We received delivery of our second annual lamb from our neighbors, Gary and Joyce Keibler, of Hemmer Hill Farm. This year the Keiblers wisely chose Marksbury Farm as the processor (where Steve took our chickens on their last day last Fall, chronicled here and here), avoiding our awkward acceptance of many strange bits and chunks along with the usual legs and chops. This year’s lamb could have leapt from an illustrated chart, with clearly identifiable shoulders, ribs and shanks.
No matter how you slice a lamb, however, when you buy a whole one you end up with a fair bit of ground meat—a perfectly acceptable food source in Gourmandistan. Our latest batch gave us the excuse to once again turn to Claudia Roden’s Arabesque, a wonderful cookbook focusing on Morocco, Turkey and Lebanon where we’ve found many good lamb recipes. This recipe came from the section on Turkey—a country we’ve never visited, though friends, including Foxlily, have.
We added frozen peas for a bright snap of greenness, and made smaller pies than the original recipe called for, some of which we froze for later. But seeing as we have two legs, two shoulders and quite a few chops to get through, it may be a while before we hit the pie box again.
PUFF PASTRY MEAT PIES (Talaş Böreği)
(adapted from Claudia Roden’s Arabesque: A Taste of Morocco, Turkey, & Lebanon) (serves 4 as a main dish or 8 as an appetizer)
- 1 onion, chopped
- 2 TB olive oil
- 1 lb. ground lamb
- Salt & pepper
- 1/2 t. ground cinnamon
- 1/2 t. ground allspice
- 3 TB pine nuts
- 2 TB currants or small black raisins
- 3-4 TB chopped parsley
- 1 c. frozen peas
- 14 oz. frozen puff pastry, thawed according to package directions
- 1 egg, separated
Fry onion in oil until soft and slightly caramelized. Add lamb, salt, pepper and spices. Break up pieces of meat with a fork or spatula. Cook until meat is done and juices are absorbed.
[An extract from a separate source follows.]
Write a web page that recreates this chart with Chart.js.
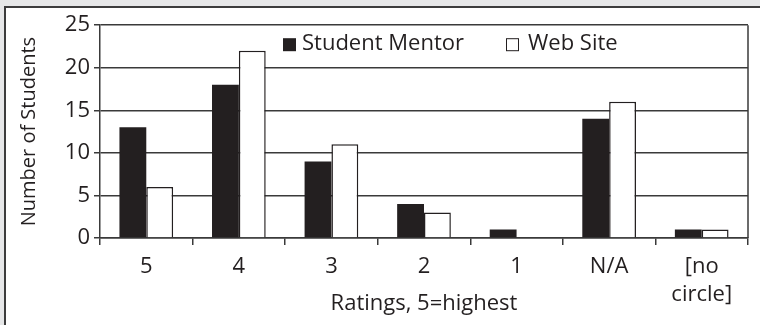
<!DOCTYPE html>
<html>
<head>
<meta charset="utf-8">
<script src="https://cdn.jsdelivr.net/npm/chart.js@4"></script>
<style>
  html, body { margin:0; padding:0; background:#e6e7e8; }
  #frame {
    position:absolute; left:4px; top:6px; width:756px; height:319px;
    background:#fff; border-top:2px solid #3c3c3c; border-left:2px solid #3c3c3c;
  }
  #wrap { position:absolute; left:0; top:0; width:754px; height:317px; }
</style>
</head>
<body>
<div id="frame"><div id="wrap"><canvas id="ratingsChart"></canvas></div></div>
<script>
const ratings = ["5", "4", "3", "2", "1", "N/A", ["[no", "circle]"]];
const mentorCounts = [13, 18, 9, 4, 1, 14, 1];
const webSiteCounts = [6, 22, 11, 3, 0, 16, 1];
const yTicks = [0, 5, 10, 15, 20, 25];

const ink = "#231f20";
const fontFamily = "'Open Sans', 'Noto Sans', sans-serif";

// legend sits inside the plot, plus a closing line on the right side
const insideLegend = {
  id: "insideLegend",
  afterDraw(chart) {
    const ctx = chart.ctx;
    const a = chart.chartArea;
    ctx.save();
    ctx.strokeStyle = "#3a3a3a";
    ctx.lineWidth = 1.5;
    ctx.beginPath();
    ctx.moveTo(a.right, a.top);
    ctx.lineTo(a.right, a.bottom);
    ctx.stroke();

    ctx.font = "22px " + fontFamily;
    ctx.textBaseline = "middle";
    const y = a.top + 19;
    chart.data.datasets.forEach((ds, i) => {
      const x = a.left + (i === 0 ? 183 : 406);
      ctx.fillStyle = ds.backgroundColor;
      ctx.fillRect(x, y - 6, 13, 13);
      if (i === 1) {
        ctx.strokeStyle = ink;
        ctx.lineWidth = 1;
        ctx.strokeRect(x + 0.5, y - 5.5, 12, 12);
      }
      ctx.fillStyle = ink;
      ctx.fillText(ds.label, x + (i === 0 ? 19 : 22), y);
    });
    ctx.restore();
  }
};

new Chart(document.getElementById("ratingsChart"), {
  type: "bar",
  data: {
    labels: ratings,
    datasets: [
      {
        label: "Student Mentor",
        data: mentorCounts,
        backgroundColor: ink,
        borderColor: ink,
        borderWidth: 0
      },
      {
        label: "Web Site",
        data: webSiteCounts,
        backgroundColor: "#ffffff",
        borderColor: ink,
        borderWidth: 1.5,
        borderSkipped: "bottom"
      }
    ]
  },
  options: {
    responsive: true,
    maintainAspectRatio: false,
    animation: false,
    layout: { padding: { top: 15, right: 12, left: 0, bottom: 8 } },
    datasets: { bar: { categoryPercentage: 0.58, barPercentage: 1.0 } },
    plugins: {
      legend: { display: false },
      tooltip: { enabled: false }
    },
    scales: {
      x: {
        offset: true,
        grid: {
          offset: true,
          drawOnChartArea: false,
          drawTicks: true,
          tickLength: 7,
          color: "#3a3a3a",
          lineWidth: 1.5
        },
        border: { color: "#3a3a3a", width: 1.5 },
        ticks: {
          color: ink,
          font: { family: fontFamily, size: 22, lineHeight: 1.27 },
          padding: 8,
          maxRotation: 0,
          autoSkip: false
        },
        title: {
          display: true,
          text: "Ratings, 5=highest",
          color: ink,
          font: { family: fontFamily, size: 22 },
          padding: { top: 0, bottom: 0 }
        },
        afterFit: s => { s.height = 79; }
      },
      y: {
        min: 0,
        max: 25,
        afterBuildTicks: s => { s.ticks = yTicks.map(v => ({ value: v })); },
        grid: {
          color: "#3a3a3a",
          lineWidth: 1.5,
          tickLength: 6
        },
        border: { color: "#3a3a3a", width: 1.5 },
        ticks: {
          color: ink,
          font: { family: fontFamily, size: 22 },
          padding: 4
        },
        title: {
          display: true,
          text: "Number of Students",
          color: ink,
          font: { family: fontFamily, size: 20 },
          padding: { top: 11, bottom: 0 }
        },
        afterFit: s => { s.width = 94; }
      }
    }
  },
  plugins: [insideLegend]
});
</script>
</body>
</html>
Stir in pine nuts, currants, parsley and peas. Let cool. Adjust seasoning, if needed.
Preheat oven to 375 degrees.
Cut the thawed puff pastry into 8 pieces. Roll out each piece a bit on a floured piece of wax paper with a floured rolling pin. Flip a time or two, dusting each time with flour. Spread a heaping tablespoon of filling onto one half of each piece of pastry (there will be filling left over, which is good to eat by itself). Brush the edges of that half of pastry with egg white. Fold pastry over to cover the filling. Press edges with the tines of a fork. Flip over and press the edges of the other side with the fork tines.
Place the pastries on a cookie sheet lined with parchment paper. Whisk the egg yolk with a drop of water. Brush the tops of the pastries with the egg yolk/water mixture.
Bake for 25-30 minutes, until golden brown and puffed up.
Life expectancy would grow by leaps and bounds if green vegetables smelled as good as bacon. ~Doug Larson
Well, yum, although I am concerned you are living on the set of the movie “Babe” (the one about the pig!).
Oh, yes, I know, we’re bad!
The food in Turkey was fabulous! Wonderful lentil soups, thin spicy pizzas, generous fresh salads, excellent breads. Gourmandistan must consider traveling there and sending back reports.